I'm getting errors when I run the code:
bar_width = 1
bar_l = [i for i in range(len(df['PCIP01']))]
tick_pos = [i+(bar_width/2) for i in bar_l]
# Create a figure with a single subplot
f, ax = plt.subplots(1, figsize=(10,5))
ax.bar(bar_l,
degrees.PCIP01,
label='PCIP01',
alpha=0.9,
color='#2D014B',
width=bar_width
)
ax.bar(bar_l,
PCIP04,
label='PCIP04',
alpha=0.9,
color='#28024E',
width=bar_width
)
[and so on and so forth for all of the remaining 36 fields
# Set the ticks to be School names
plt.xticks(tick_pos, degrees['INSTNM'])
ax.set_ylabel("Percentage")
ax.set_xlabel("")
# Let the borders of the graphic
plt.xlim([min(tick_pos)-bar_width, max(tick_pos)+bar_width])
plt.ylim(-10, 110)
# rotate axis labels
plt.setp(plt.gca().get_xticklabels(), rotation=45, horizontalalignment='right')
# shot plot
And this was the error I received:
ValueError Traceback (most recent call last)
<ipython-input-91-019d33be36c2> in <module>()
7 alpha=0.9,
8 color='#2D014B',
----> 9 width=bar_width
10 )
11 ax.bar(bar_l,
C:\Users\MYLOCATION\Anaconda3\lib\site-packages\matplotlib\__init__.py in inner(ax, *args, **kwargs)

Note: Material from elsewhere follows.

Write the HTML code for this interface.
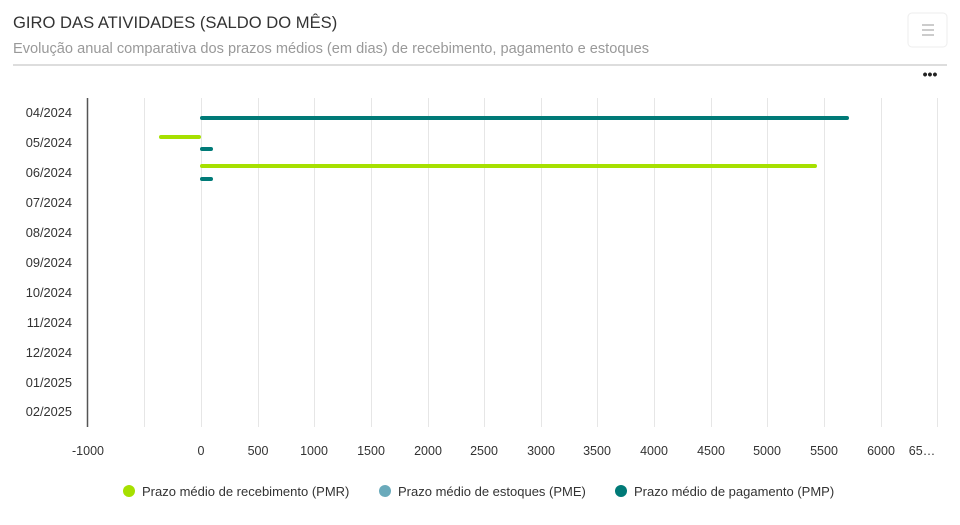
<!DOCTYPE html>
<html><head><meta charset="utf-8"><style>
body{margin:0;background:#fff;font-family:"Liberation Sans",sans-serif;}
</style></head><body>
<svg width="960" height="520" xmlns="http://www.w3.org/2000/svg" font-family="Liberation Sans, sans-serif">
<text x="13" y="28" font-size="16.6" fill="#333">GIRO DAS ATIVIDADES (SALDO DO MÊS)</text>
<text x="13" y="53" font-size="14.6" fill="#999">Evolução anual comparativa dos prazos médios (em dias) de recebimento, pagamento e estoques</text>
<rect x="908" y="13" width="39" height="34" rx="4" fill="#fff" stroke="#eee"/>
<g stroke="#ccc" stroke-width="2"><line x1="922" y1="25" x2="934" y2="25"/><line x1="922" y1="30" x2="934" y2="30"/><line x1="922" y1="35" x2="934" y2="35"/></g>
<line x1="13" y1="65" x2="947" y2="65" stroke="#ddd" stroke-width="2"/>
<text x="930" y="79" font-size="14" font-weight="bold" fill="#222" text-anchor="middle">•••</text>
<g stroke="#e6e6e6" stroke-width="1">
<line x1="144.5" y1="98" x2="144.5" y2="427"/><line x1="201.5" y1="98" x2="201.5" y2="427"/><line x1="258.5" y1="98" x2="258.5" y2="427"/><line x1="314.5" y1="98" x2="314.5" y2="427"/><line x1="371.5" y1="98" x2="371.5" y2="427"/><line x1="428.5" y1="98" x2="428.5" y2="427"/><line x1="484.5" y1="98" x2="484.5" y2="427"/><line x1="541.5" y1="98" x2="541.5" y2="427"/><line x1="597.5" y1="98" x2="597.5" y2="427"/><line x1="654.5" y1="98" x2="654.5" y2="427"/><line x1="711.5" y1="98" x2="711.5" y2="427"/><line x1="767.5" y1="98" x2="767.5" y2="427"/><line x1="824.5" y1="98" x2="824.5" y2="427"/><line x1="881.5" y1="98" x2="881.5" y2="427"/><line x1="937.5" y1="98" x2="937.5" y2="427"/>
</g>
<line x1="87.5" y1="98" x2="87.5" y2="427" stroke="#555" stroke-width="1.5"/>
<g font-size="12.8" fill="#333" text-anchor="end">
<text x="72" y="117">04/2024</text><text x="72" y="147">05/2024</text><text x="72" y="177">06/2024</text><text x="72" y="207">07/2024</text><text x="72" y="237">08/2024</text><text x="72" y="267">09/2024</text><text x="72" y="297">10/2024</text><text x="72" y="327">11/2024</text><text x="72" y="357">12/2024</text><text x="72" y="387">01/2025</text><text x="72" y="416">02/2025</text>
</g>
<g font-size="12.5" fill="#333" text-anchor="middle">
<text x="88" y="455">-1000</text><text x="201" y="455">0</text><text x="258" y="455">500</text><text x="314" y="455">1000</text><text x="371" y="455">1500</text><text x="428" y="455">2000</text><text x="484" y="455">2500</text><text x="541" y="455">3000</text><text x="597" y="455">3500</text><text x="654" y="455">4000</text><text x="711" y="455">4500</text><text x="767" y="455">5000</text><text x="824" y="455">5500</text><text x="881" y="455">6000</text><text x="922" y="455">65…</text>
</g>
<g stroke-linecap="round" stroke-width="4">
<line x1="202" y1="118" x2="847" y2="118" stroke="#007a77"/>
<line x1="161" y1="137" x2="199" y2="137" stroke="#a6e000"/>
<line x1="202" y1="149" x2="211" y2="149" stroke="#007a77"/>
<line x1="202" y1="166" x2="815" y2="166" stroke="#a6e000"/>
<line x1="202" y1="179" x2="211" y2="179" stroke="#007a77"/>
</g>
<g font-size="13" fill="#333">
<circle cx="129" cy="491" r="6" fill="#a6e000"/><text x="142" y="496">Prazo médio de recebimento (PMR)</text>
<circle cx="385" cy="491" r="6" fill="#6aaabb"/><text x="398" y="496">Prazo médio de estoques (PME)</text>
<circle cx="621" cy="491" r="6" fill="#007a77"/><text x="634" y="496">Prazo médio de pagamento (PMP)</text>
</g>
</svg>
</body></html>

1889 warnings.warn(msg % (label_namer, func.__name__),
1890 RuntimeWarning, stacklevel=2)
-> 1891 return func(ax, *args, **kwargs)
1892 pre_doc = inner.__doc__
1893 if pre_doc is None:
C:\Users\MYLOCATION\Anaconda3\lib\site-packages\matplotlib\axes\_axes.py in bar(self, left, height, width, bottom, **kwargs)

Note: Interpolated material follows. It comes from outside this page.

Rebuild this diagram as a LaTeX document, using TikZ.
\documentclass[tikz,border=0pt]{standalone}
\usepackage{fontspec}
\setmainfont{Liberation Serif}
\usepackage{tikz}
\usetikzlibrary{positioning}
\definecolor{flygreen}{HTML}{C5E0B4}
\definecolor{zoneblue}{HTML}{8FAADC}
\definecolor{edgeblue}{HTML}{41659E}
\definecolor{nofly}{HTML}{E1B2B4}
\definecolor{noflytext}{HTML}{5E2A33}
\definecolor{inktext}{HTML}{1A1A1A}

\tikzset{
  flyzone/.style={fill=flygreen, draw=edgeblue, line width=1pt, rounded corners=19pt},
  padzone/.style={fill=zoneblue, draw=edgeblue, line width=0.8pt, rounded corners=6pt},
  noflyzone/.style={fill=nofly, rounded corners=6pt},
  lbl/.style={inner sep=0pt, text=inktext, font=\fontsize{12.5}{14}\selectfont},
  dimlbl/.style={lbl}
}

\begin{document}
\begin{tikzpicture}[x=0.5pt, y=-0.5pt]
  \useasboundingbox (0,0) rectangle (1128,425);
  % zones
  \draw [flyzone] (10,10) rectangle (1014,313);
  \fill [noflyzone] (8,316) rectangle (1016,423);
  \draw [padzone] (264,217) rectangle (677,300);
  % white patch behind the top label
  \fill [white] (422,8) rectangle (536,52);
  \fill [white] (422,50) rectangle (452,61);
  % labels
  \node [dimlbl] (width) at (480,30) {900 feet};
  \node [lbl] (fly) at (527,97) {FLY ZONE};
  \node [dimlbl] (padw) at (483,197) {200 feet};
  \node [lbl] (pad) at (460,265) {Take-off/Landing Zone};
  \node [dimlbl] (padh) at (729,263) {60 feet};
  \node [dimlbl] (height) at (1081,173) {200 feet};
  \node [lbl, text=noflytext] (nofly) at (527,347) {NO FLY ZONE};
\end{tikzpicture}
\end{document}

2077 if len(height) != nbars:
2078 raise ValueError("incompatible sizes: argument 'height' "
-> 2079 "must be length %d or scalar" % nbars)

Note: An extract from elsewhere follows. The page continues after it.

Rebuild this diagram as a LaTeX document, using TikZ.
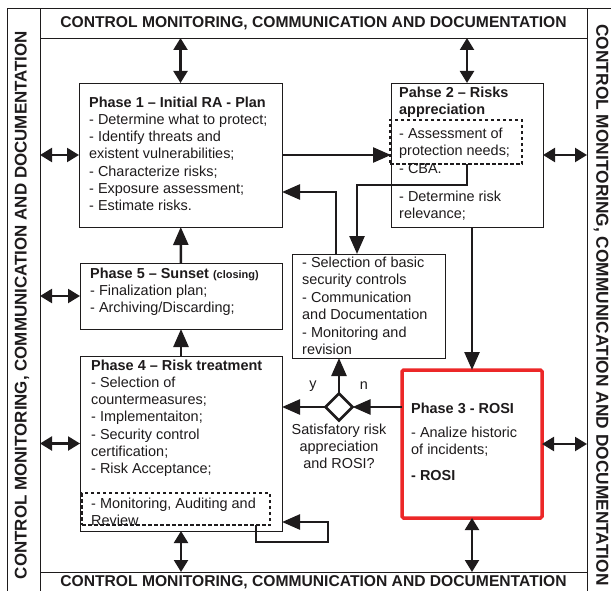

2080 if len(width) != nbars:
2081 raise ValueError("incompatible sizes: argument 'width' "
ValueError: incompatible sizes: argument 'height' must be length 38678 or scalar
Can anyone assist me with simplfying this code so I can create this stacked 100% Bar Chart?
Firstly, there are a lot of universities in this dataset, maybe a stacked bar plot isn't the best idea?
Anyway, you can loop through each type of degree and add another bar. To create a stacked bar you just change the bottom position of each bar.
import pandas as pd
import matplotlib.pyplot as plt
from cycler import cycler
import numpy as np
df = pd.read_csv('scorecard.csv')
df = df.ix[0:10]
degList = [i for i in df.columns if i[0:4]=='PCIP']
bar_l = range(df.shape[0])
cm = plt.get_cmap('nipy_spectral')
f, ax = plt.subplots(1, figsize=(10,5))
ax.set_prop_cycle(cycler('color',[cm(1.*i/len(degList)) for i in range(len(degList))]))
bottom = np.zeros_like(bar_l).astype('float')
for i, deg in enumerate(degList):
ax.bar(bar_l, df[deg], bottom = bottom, label=deg)
bottom += df[deg].values
ax.set_xticks(bar_l)
ax.set_xticklabels(df['INSTNM'].values, rotation=90, size='x-small')
ax.legend(loc="upper left", bbox_to_anchor=(1,1), ncol=2, fontsize='x-small')
f.subplots_adjust(right=0.75, bottom=0.4)
f.show()
You can modify this code to get exactly what you want (for example it seems you want percentage rather than fraction, so just multiply each degree column by 100). For testing I took the first 10 universities which results in this plot:
With 10 universities it is already quite a busy plot - with 100 universities it is practically unreadable:
I can guarantee that with almost 8000 universities this stacked bar plot will be completely unreadable. Maybe consider another way to represent the data?